# TASK OBJECTIVE
Your output is the lines from the first one to the one containing "const yTicks = [0, 10, 20, 30, 40, 50, 60];", repeated exactly, with images left out.

# SOURCE EXCERPT
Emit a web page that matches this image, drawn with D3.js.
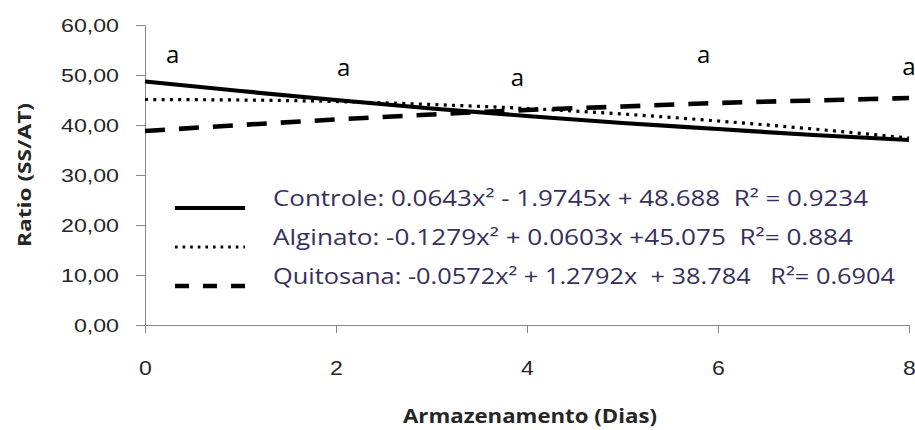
<!DOCTYPE html>
<html>
<head>
<meta charset="utf-8">
<script src="https://cdn.jsdelivr.net/npm/d3@7"></script>
<style>
  body { margin: 0; background: #fff; }
  svg { display: block; font-family: "Open Sans", sans-serif; }
  .legend-text { white-space: pre; }
</style>
</head>
<body>
<svg id="chart" width="915" height="430"></svg>
<script>
// Storage days and fitted Ratio (SS/AT) values per coating
const days = [0, 1, 2, 3, 4, 5, 6, 7, 8];
const controle  = [48.7, 46.8, 45.0, 43.3, 41.8, 40.4, 39.2, 38.0, 37.0];
const alginato  = [45.1, 45.0, 44.7, 44.1, 43.3, 42.2, 40.8, 39.2, 37.4];
const quitosana = [38.8, 40.0, 41.1, 42.1, 43.0, 43.7, 44.4, 44.9, 45.4];

const legendLabels = [
  "Controle: 0.0643x² - 1.9745x + 48.688  R² = 0.9234",
  "Alginato: -0.1279x² + 0.0603x +45.075  R²= 0.884",
  "Quitosana: -0.0572x² + 1.2792x  + 38.784   R²= 0.6904"
];

const xTicks = [0, 2, 4, 6, 8];
const yTicks = [0, 10, 20, 30, 40, 50, 60];

// Significance letters placed over the sampling days
const letterDays   = [0.29, 2.08, 3.9, 5.85, 8.0];
const letterValues = [53.6, 51.0, 49.0, 53.6, 51.2];
const letters      = ["a", "a", "a", "a", "a"];

const svg = d3.select("#chart");

const x = d3.scaleLinear().domain([0, 8]).range([145, 909]);
const y = d3.scaleLinear().domain([0, 60]).range([325, 25]);

const axisColor = "#878787";
const textColor = "#262626";

// stretch a text element horizontally by factor k
function widen(sel, k) {
  sel.each(function () {
    const w = this.getComputedTextLength();
    d3.select(this).attr("textLength", w * k).attr("lengthAdjust", "spacingAndGlyphs");
  });
}
function fitTo(sel, width) {
  sel.attr("textLength", width).attr("lengthAdjust", "spacingAndGlyphs");
}

// Y axis
const yAxis = svg.append("g")
  .attr("transform", "translate(145,0)")
  .call(d3.axisLeft(y)
    .tickValues(yTicks)
    .tickSize(9)
    .tickSizeOuter(0)
    .tickPadding(17)
    .tickFormat(d => d3.format(".2f")(d).replace(".", ",")));
yAxis.select(".domain").attr("stroke", axisColor);
yAxis.selectAll(".tick line").attr("stroke", axisColor);
yAxis.selectAll(".tick text")
  .attr("fill", textColor)
  .style("font-size", "19px")
  .attr("dy", "0.36em")
  .call(widen, 1.22);

// X axis
const xAxis = svg.append("g")
  .attr("transform", "translate(0,325)")
  .call(d3.axisBottom(x)
    .tickValues(xTicks)
    .tickSize(8)
    .tickSizeOuter(0)
    .tickFormat(d3.format("d")));
xAxis.select(".domain").attr("stroke", axisColor);
xAxis.selectAll(".tick line").attr("stroke", axisColor);
xAxis.selectAll(".tick text")
  .attr("fill", textColor)
  .style("font-size", "20px")
  .attr("y", 43)
  .attr("dy", "0.36em")
  .call(widen, 1.15);

// Axis titles
svg.append("text")
  .attr("transform", "translate(31,175) rotate(-90)")
  .attr("text-anchor", "middle")
  .attr("fill", textColor)
  .style("font-size", "18px")
  .style("font-weight", "bold")
  .text("Ratio (SS/AT)")
  .call(fitTo, 144);

svg.append("text")
  .attr("x", 530)
  .attr("y", 423)
  .attr("text-anchor", "middle")
  .attr("fill", textColor)
  .style("font-size", "19px")
  .style("font-weight", "bold")
  .text("Armazenamento (Dias)")
  .call(fitTo, 254);

// Trend curves
const styles = [
  { values: controle,  width: 4.2, dash: null,    cap: "butt" },
  { values: alginato,  width: 3.2, dash: "3 5.3", cap: "butt" },
  { values: quitosana, width: 4.6, dash: "20 14", cap: "butt" }
];

const line = values => d3.line()
  .x((d, i) => x(days[i]))
  .y(d => y(d))
  .curve(d3.curveNatural)(values);

svg.append("g").selectAll("path")
  .data(styles)
  .join("path")
  .attr("d", s => line(s.values))
  .attr("fill", "none")
  .attr("stroke", "#000")
  .attr("stroke-width", s => s.width)
  .attr("stroke-dasharray", s => s.dash)
  .attr("stroke-linecap", s => s.cap);

// Letters
svg.append("g").selectAll("text")
  .data(letters)
  .join("text")
  .attr("x", (d, i) => x(letterDays[i]))
  .attr("y", (d, i) => y(letterValues[i]))
  .attr("dy", "0.27em")
  .attr("text-anchor", "middle")
  .attr("fill", "#000")
  .style("font-size", "24px")
  .text(d => d);

// Legend
const legendKeys = [
  { width: 4.2, dash: null },
  { width: 3.2, dash: "2.6 5" },
  { width: 4.6, dash: "14 14" }
];
const legendRows = [206, 245, 284];
const legendWidths = [595, 580, 622];

const legend = svg.append("g");
legend.selectAll("line")
  .data(legendKeys)
  .join("line")
  .attr("x1", 175)
  .attr("x2", 245)
  .attr("y1", (d, i) => legendRows[i] + 2)
  .attr("y2", (d, i) => legendRows[i] + 2)
  .attr("stroke", "#000")
  .attr("stroke-width", d => d.width)
  .attr("stroke-dasharray", d => d.dash);

legend.selectAll("text")
  .data(legendLabels)
  .join("text")
  .attr("class", "legend-text")
  .attr("x", 273)
  .attr("y", (d, i) => legendRows[i])
  .attr("fill", "#372f5c")
  .style("font-size", "21px")
  .text(d => d)
  .each(function (d, i) { d3.select(this).call(fitTo, legendWidths[i]); });
</script>
</body>
</html>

# SOLUTION BELOW
Emit a web page that matches this image, drawn with D3.js.
<!DOCTYPE html>
<html>
<head>
<meta charset="utf-8">
<script src="https://cdn.jsdelivr.net/npm/d3@7"></script>
<style>
  body { margin: 0; background: #fff; }
  svg { display: block; font-family: "Open Sans", sans-serif; }
  .legend-text { white-space: pre; }
</style>
</head>
<body>
<svg id="chart" width="915" height="430"></svg>
<script>
// Storage days and fitted Ratio (SS/AT) values per coating
const days = [0, 1, 2, 3, 4, 5, 6, 7, 8];
const controle  = [48.7, 46.8, 45.0, 43.3, 41.8, 40.4, 39.2, 38.0, 37.0];
const alginato  = [45.1, 45.0, 44.7, 44.1, 43.3, 42.2, 40.8, 39.2, 37.4];
const quitosana = [38.8, 40.0, 41.1, 42.1, 43.0, 43.7, 44.4, 44.9, 45.4];

const legendLabels = [
  "Controle: 0.0643x² - 1.9745x + 48.688  R² = 0.9234",
  "Alginato: -0.1279x² + 0.0603x +45.075  R²= 0.884",
  "Quitosana: -0.0572x² + 1.2792x  + 38.784   R²= 0.6904"
];

const xTicks = [0, 2, 4, 6, 8];
const yTicks = [0, 10, 20, 30, 40, 50, 60];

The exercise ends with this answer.